Añadimos otro factor sorprendente: nuestro cerebro no distingue entre algo real y algo imaginario. Por lo tanto, no es necesario que amenace nuestra vida un peligro real. Somos el único ser vivo que puede hacer conflictos imaginarios. Es suficiente con que pensemos que algo nos amenaza, o que nos sintamos amenazados -como cuando nuestro jefe nos cuestiona-, aunque nuestra vida no esté en peligro, para que la biología arranque su mecanismo de supervivencia. Según el sentimiento y la intensidad, el cerebro desencadena lo que, para la biología, es la solución al conflicto. Interesante, ¿verdad?

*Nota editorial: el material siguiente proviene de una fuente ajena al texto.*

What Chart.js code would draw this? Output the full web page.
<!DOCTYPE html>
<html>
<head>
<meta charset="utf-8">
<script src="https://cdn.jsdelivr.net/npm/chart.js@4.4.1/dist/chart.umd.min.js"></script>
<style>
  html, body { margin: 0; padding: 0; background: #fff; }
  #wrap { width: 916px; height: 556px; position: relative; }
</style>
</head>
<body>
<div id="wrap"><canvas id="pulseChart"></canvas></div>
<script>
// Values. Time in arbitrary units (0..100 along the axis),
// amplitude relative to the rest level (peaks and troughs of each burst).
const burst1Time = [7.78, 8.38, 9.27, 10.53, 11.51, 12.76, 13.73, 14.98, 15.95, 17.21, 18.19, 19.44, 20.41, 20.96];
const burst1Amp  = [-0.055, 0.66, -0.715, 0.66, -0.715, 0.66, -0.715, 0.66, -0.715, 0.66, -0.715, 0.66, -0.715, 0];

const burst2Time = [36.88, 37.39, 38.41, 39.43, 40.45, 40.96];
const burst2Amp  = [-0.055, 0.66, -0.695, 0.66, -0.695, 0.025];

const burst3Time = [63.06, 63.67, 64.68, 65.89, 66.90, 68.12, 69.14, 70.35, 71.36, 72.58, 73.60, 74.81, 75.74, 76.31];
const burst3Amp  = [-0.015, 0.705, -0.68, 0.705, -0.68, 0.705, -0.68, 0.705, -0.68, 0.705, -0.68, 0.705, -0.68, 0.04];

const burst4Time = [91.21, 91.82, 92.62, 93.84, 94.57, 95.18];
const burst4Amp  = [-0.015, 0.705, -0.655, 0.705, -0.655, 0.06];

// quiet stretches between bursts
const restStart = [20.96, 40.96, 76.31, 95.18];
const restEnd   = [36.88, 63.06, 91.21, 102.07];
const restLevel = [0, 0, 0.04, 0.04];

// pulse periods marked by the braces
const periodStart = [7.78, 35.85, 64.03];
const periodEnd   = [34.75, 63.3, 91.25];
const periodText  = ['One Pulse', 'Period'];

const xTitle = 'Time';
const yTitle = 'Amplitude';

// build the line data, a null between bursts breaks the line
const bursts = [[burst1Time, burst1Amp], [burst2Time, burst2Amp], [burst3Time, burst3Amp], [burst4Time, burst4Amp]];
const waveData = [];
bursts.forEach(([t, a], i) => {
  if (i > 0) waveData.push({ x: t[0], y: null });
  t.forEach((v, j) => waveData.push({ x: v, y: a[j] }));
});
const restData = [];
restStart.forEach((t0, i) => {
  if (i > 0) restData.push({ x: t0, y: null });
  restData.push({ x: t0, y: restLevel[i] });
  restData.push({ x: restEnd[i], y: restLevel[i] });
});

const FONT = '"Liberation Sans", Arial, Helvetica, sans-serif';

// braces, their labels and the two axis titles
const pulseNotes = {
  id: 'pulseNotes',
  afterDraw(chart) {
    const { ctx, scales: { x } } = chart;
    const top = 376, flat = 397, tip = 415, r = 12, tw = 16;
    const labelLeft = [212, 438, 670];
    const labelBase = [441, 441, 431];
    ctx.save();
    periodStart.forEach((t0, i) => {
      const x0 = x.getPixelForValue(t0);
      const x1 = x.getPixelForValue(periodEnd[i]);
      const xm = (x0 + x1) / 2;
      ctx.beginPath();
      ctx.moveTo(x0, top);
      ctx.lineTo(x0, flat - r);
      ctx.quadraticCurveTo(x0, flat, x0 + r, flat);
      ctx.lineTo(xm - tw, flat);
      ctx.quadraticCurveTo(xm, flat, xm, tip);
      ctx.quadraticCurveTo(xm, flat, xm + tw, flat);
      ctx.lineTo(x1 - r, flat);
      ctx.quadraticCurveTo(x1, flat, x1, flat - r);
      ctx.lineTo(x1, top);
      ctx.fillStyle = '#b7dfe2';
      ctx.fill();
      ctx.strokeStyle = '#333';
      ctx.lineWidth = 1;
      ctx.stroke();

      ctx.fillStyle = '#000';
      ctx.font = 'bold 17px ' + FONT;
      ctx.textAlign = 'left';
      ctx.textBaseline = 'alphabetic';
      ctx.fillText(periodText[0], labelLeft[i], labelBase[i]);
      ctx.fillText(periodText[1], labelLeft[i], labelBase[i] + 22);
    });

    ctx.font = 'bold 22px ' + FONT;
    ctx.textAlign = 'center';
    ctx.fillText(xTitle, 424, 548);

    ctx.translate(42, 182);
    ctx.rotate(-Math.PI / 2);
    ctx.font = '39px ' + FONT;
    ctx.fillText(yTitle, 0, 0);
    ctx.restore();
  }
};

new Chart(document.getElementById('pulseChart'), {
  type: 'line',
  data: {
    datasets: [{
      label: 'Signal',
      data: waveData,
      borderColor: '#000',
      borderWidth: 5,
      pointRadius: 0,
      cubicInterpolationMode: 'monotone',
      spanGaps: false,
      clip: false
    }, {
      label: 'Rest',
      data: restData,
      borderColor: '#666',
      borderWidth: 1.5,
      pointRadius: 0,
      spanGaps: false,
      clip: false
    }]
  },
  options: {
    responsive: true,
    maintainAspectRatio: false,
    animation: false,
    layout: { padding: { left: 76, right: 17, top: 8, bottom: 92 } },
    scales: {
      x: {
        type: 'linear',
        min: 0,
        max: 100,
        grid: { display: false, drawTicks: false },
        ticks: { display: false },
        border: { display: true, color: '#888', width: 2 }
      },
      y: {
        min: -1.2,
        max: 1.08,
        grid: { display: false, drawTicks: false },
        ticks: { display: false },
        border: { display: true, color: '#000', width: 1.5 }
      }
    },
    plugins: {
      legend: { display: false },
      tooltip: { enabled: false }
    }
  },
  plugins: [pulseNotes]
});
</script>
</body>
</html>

Pero, ¿cuál es el problema? Que en realidad las amenazas que sufrimos en nuestras sociedades no representan, la inmensa mayoría de las veces, un peligro inminente para nuestra vida. No necesitamos huir ni luchar, pero nuestro cuerpo se prepara para ello, y toda esa energía que se acumula en décimas de segundo en determinadas zonas del organismo se queda ahí. Por un lado, no ha habido liberación de esa energía a través de la lucha o la huida, y por otro, nuestro día a día nos genera un estrés continuado, convirtiéndose muchas veces en nuestro modo habitual de vivir.
Esa energía que no hemos liberado luchando con nuestro jefe o huyendo de él de árbol en árbol se queda bloqueada en ciertos puntos de nuestro cuerpo. Y, ¿sabéis qué ocurre luego? Ocurre que esa energía bloqueada, que puede estar años ahí, en ese punto concreto, genera unas emociones determinadas: ira, frustración, miedo, falta de autoestima, culpa… y de ahí, fácilmente, pasamos a una dolencia física o a una enfermedad. Tristes. Desanimados. Impotentes.

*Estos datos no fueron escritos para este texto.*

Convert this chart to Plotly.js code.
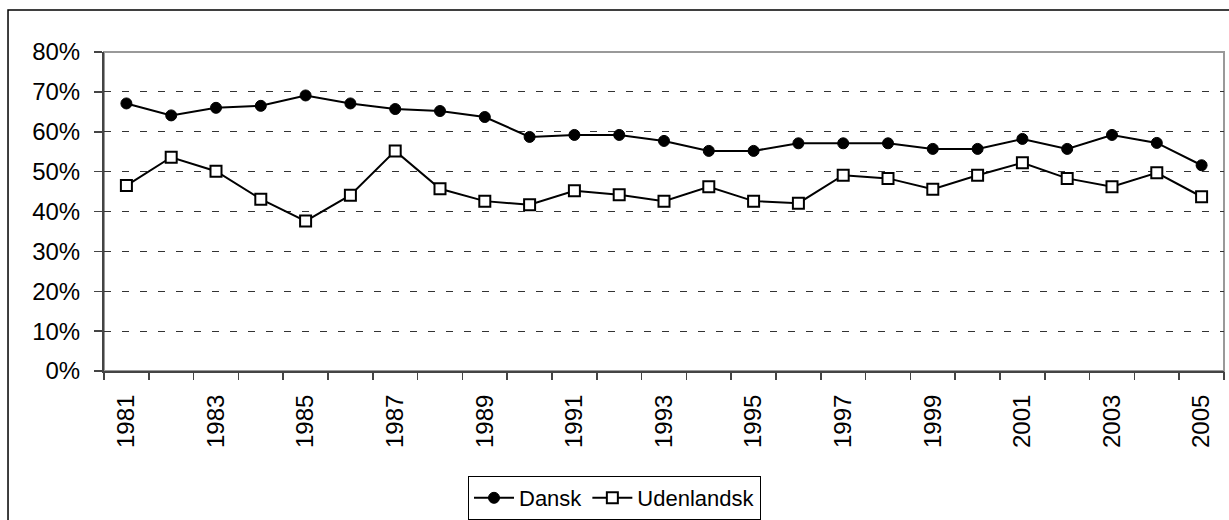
<!DOCTYPE html>
<html>
<head>
<meta charset="utf-8">
<script src="https://cdn.plot.ly/plotly-3.0.1.min.js"></script>
<style>html,body{margin:0;padding:0;background:#fff;} #chart{width:1229px;height:520px;}</style>
</head>
<body>
<div id="chart"></div>
<script>
const years = ['1981','1982','1983','1984','1985','1986','1987','1988','1989','1990','1991','1992','1993','1994','1995','1996','1997','1998','1999','2000','2001','2002','2003','2004','2005'];
const labelYears = ['1981','1983','1985','1987','1989','1991','1993','1995','1997','1999','2001','2003','2005'];
const dansk = [0.671,0.641,0.660,0.665,0.691,0.671,0.657,0.652,0.637,0.587,0.592,0.592,0.577,0.552,0.552,0.571,0.571,0.571,0.557,0.557,0.582,0.557,0.592,0.572,0.516];
const udenlandsk = [0.465,0.536,0.501,0.431,0.376,0.441,0.552,0.457,0.426,0.417,0.452,0.442,0.426,0.462,0.426,0.421,0.491,0.483,0.456,0.491,0.522,0.483,0.462,0.497,0.437];
const seriesNames = ['Dansk','Udenlandsk'];

const font = {family: 'Liberation Sans, Arial, sans-serif', size: 22, color: '#000'};
const tickFont = {family: 'Liberation Sans, Arial, sans-serif', size: 24, color: '#000'};

// category boundaries (between categories) for tick marks
const n = years.length;
const boundaries = [];
for (let i = 0; i <= n; i++) boundaries.push(i - 0.5);
const xRange = [-0.5, n - 0.5];

const traces = [
  {x: years, y: dansk, name: seriesNames[0], type: 'scatter', mode: 'lines+markers',
   line: {color: '#000', width: 2},
   marker: {symbol: 'circle', size: 11, color: '#000', line: {color: '#000', width: 1}}},
  {x: years, y: udenlandsk, name: seriesNames[1], type: 'scatter', mode: 'lines+markers',
   line: {color: '#000', width: 2},
   marker: {symbol: 'square', size: 11, color: '#fff', line: {color: '#000', width: 2}}}
];

const layout = {
  width: 1229, height: 520,
  margin: {l: 104, r: 5, t: 52, b: 149},
  paper_bgcolor: '#fff', plot_bgcolor: '#fff',
  font: font,
  showlegend: true,
  legend: {orientation: 'h', xref: 'container', yref: 'container', x: 0.5, y: 0.0,
           xanchor: 'center', yanchor: 'bottom', bordercolor: '#000', borderwidth: 1,
           bgcolor: '#fff', font: font, itemwidth: 40},
  xaxis: {type: 'category', range: xRange, tickmode: 'array', tickvals: labelYears, ticktext: labelYears,
          ticks: '', tickangle: -90, ticklabelstandoff: 12,
          showline: true, linecolor: '#444', linewidth: 2,
          showgrid: false, zeroline: false, fixedrange: true, tickfont: tickFont},
  xaxis2: {type: 'linear', overlaying: 'x', side: 'bottom', anchor: 'y', range: xRange,
           tickmode: 'array', tickvals: boundaries, showticklabels: false,
           ticks: 'outside', ticklen: 8, tickcolor: '#444', tickwidth: 1.5,
           showline: false, showgrid: false, zeroline: false, fixedrange: true},
  yaxis: {range: [0, 0.8], tickmode: 'linear', tick0: 0, dtick: 0.1, tickformat: '.0%',
          ticks: 'outside', ticklen: 8, tickcolor: '#444', tickwidth: 1.5, ticklabelstandoff: 9,
          showline: true, linecolor: '#444', linewidth: 2,
          showgrid: true, gridcolor: '#333', gridwidth: 1, griddash: '7px,11px',
          zeroline: false, fixedrange: true, tickfont: tickFont},
  shapes: [
    {type: 'rect', xref: 'paper', yref: 'paper', x0: 0, x1: 1, y0: 0, y1: 1,
     line: {color: '#999', width: 2}, layer: 'below'},
    {type: 'rect', xref: 'paper', yref: 'paper', x0: -0.0857, x1: 1.0098, y0: -0.483, y1: 1.1317,
     line: {color: '#000', width: 1.5}, fillcolor: 'rgba(0,0,0,0)', layer: 'below'}
  ]
};

// invisible helper trace so the tick-mark axis is drawn
traces.push({x: [xRange[0]], y: [0], xaxis: 'x2', yaxis: 'y', type: 'scatter', mode: 'none',
             showlegend: false, hoverinfo: 'skip'});

Plotly.newPlot('chart', traces, layout, {displayModeBar: false, staticPlot: true});
</script>
</body>
</html>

Así, la enfermedad no es una causa, sino un efecto, una consecuencia, la prueba de que existe un conflicto. Por eso para curarse muchas veces hay que partir de la enfermedad y remontar el río, subir contracorriente hasta llegar a la causa real que la provoca. Y si lo hacemos y vamos desde la dolencia a la emoción que la genera, y de ésta a la energía bloqueada en nuestro cuerpo, y si ascendemos todavía unos metros más hasta la fuente, ¿con qué nos vamos a encontrar? Muchas, muchas veces, con un determinado comportamiento, heredado o aprendido, y con una creencia.
Porque todo lo que pensamos, lo que conocemos, es una interpretación del mundo, nuestra interpretación del mundo, única, solitaria y muchas veces nociva, custodiada y dispuesta entre algodones porque la confundimos con nosotros mismos y nos identificamos con ella. «Yo soy lo que pienso»… algo que es imposible.
Remando río arriba hemos dado con la causa. ¿Seremos capaces de mirarla, verla y transformarla?
La imagen que preside esta entrada es el cuadro «Exploración de las fuentes del río Orinoco», de la maravillosa Remedios Varo.